The poem, published in 1992, reads: “I want a dyke for president… I want a person with AIDS for president and I want a fag for vice president and I want someone with no health insurance and I want someone who grew up in a place where the earth is so saturated with toxic waste that they didn’t have a choice about getting leukemia.”
In the latest installation, Leonard’s full poem has been blown up to 20-by-30 ft.
It is presented by Friends of the High Line and will open on 11 October, weeks before the US goes to vote in the Presidential election.
The poem will also be read at the White House on 16 October.
“I am interested in the space this text opens up for us to imagine and voice what we want in our leaders, and even beyond that, what we can envision for the future of our society,” says Leonard in a statement.
“I still think that speaking up is itself a vital and powerful political act.”
The poem had been intended to be published by an LGBT magazine in 1992, but after the publication disappeared, the poem was passed around from person to person.
Ahead of next month’s Presidential election, queer artist and musician Mykki Blanco also recited the powerful poem ‘I Want A Dyke For President’.
The poem appears in its original typewriter font form with corrections on the mammoth billboard.
The provocative poem, written by AIDS activist Zoe Leaonard in 1992, was recited by Blanco, who is HIV-positive, as part of a cover for Dazed.
The mag explains: “I want a candidate who isn’t the lesser of two evils.

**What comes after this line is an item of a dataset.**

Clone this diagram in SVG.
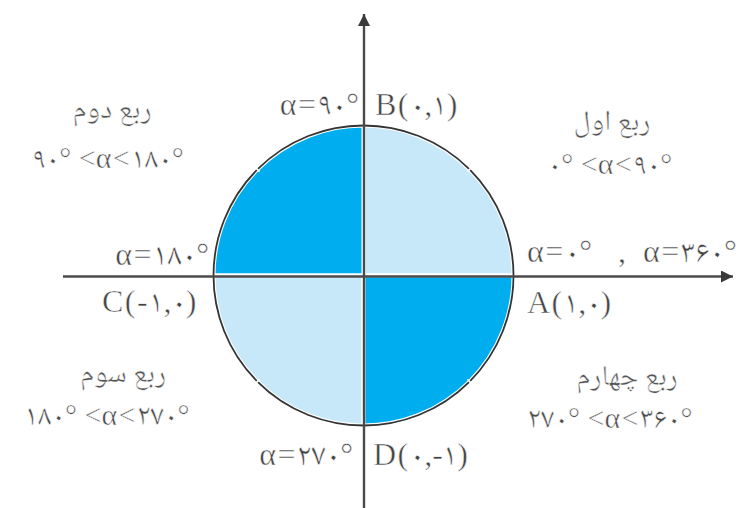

These are words published nearly 25 years ago by American artist and prominent AIDS activist Zoe Leonard in her poem I Want A Dyke For President.
“In 2016, as we watch Hillary Clinton and, unbelievably, Donald Trump battle it out for control of America, as xenophobic politicians helped the United Kingdom leave the EU, as Russian bombs drop on Syria, the poem – that aggressively questions the violent banality of our elected politicians – remains as relevant and striking as ever.”